Federführende österreichische Beteiligung

Das österreichisch-schweizerische Unternehmen Bluecode war daran federführend beteiligt. "Am Jahresende sollen die elementaren Eckpfeiler für das System stehen. Ein genaues Datum für einen flächendeckenden Start gibt es noch nicht, wir peilen jedoch die Fußball-Europameisterschaft 2020 an", sagt Bluecode-Geschäftsführer Christian Pirkner im Gespräch mit dem STANDARD. Neben Bluecode machen Twint (Schweiz), Swish (Schweden), Vipps (Norwegen), Mobile Pay (Finnland, Dänemark), Bancontact Payconiq (Belgien) und Sibs/MB Way (Portugal) mit.

Ziel ist, mit der App in den neun beteiligten Ländern bezahlen zu können.
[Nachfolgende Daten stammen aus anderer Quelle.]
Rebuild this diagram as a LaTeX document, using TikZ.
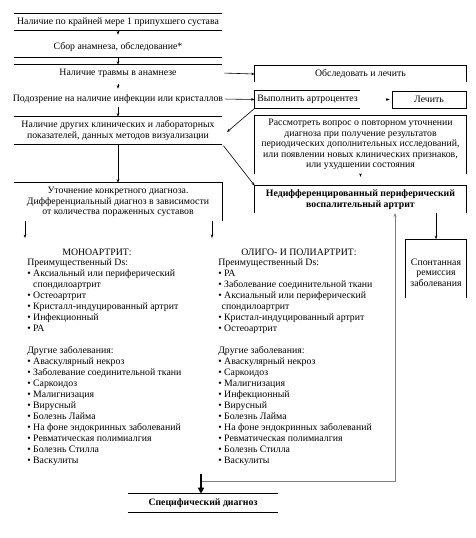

Rund 25 Millionen Mobile-Payment-Nutzer sollen zu Beginn bei rund einer Million Akzeptanzstellen in Handel, Gastronomie und Hotellerie sowie 350 Banken entstehen. Pirkner setzt auf Gruppendynamik und geht davon aus, dass sich laufend weitere Nationen beziehungsweise mobile Zahlungsanbieter dem Netzwerk anschließen.

Fragmentiertes Europa

Der europäische Zahlungsverkehr ist bis dato stark fragmentiert. Dieses Problem wurde in den vergangenen Monaten verstärkt auf politischer Ebene diskutiert. Beispielsweise forderten die deutsche Kanzlerin Angela Merkel oder der Direktor der Europäischen Zentralbank Yves Mersch mehr Unabhängigkeit bei Bezahlsystemen.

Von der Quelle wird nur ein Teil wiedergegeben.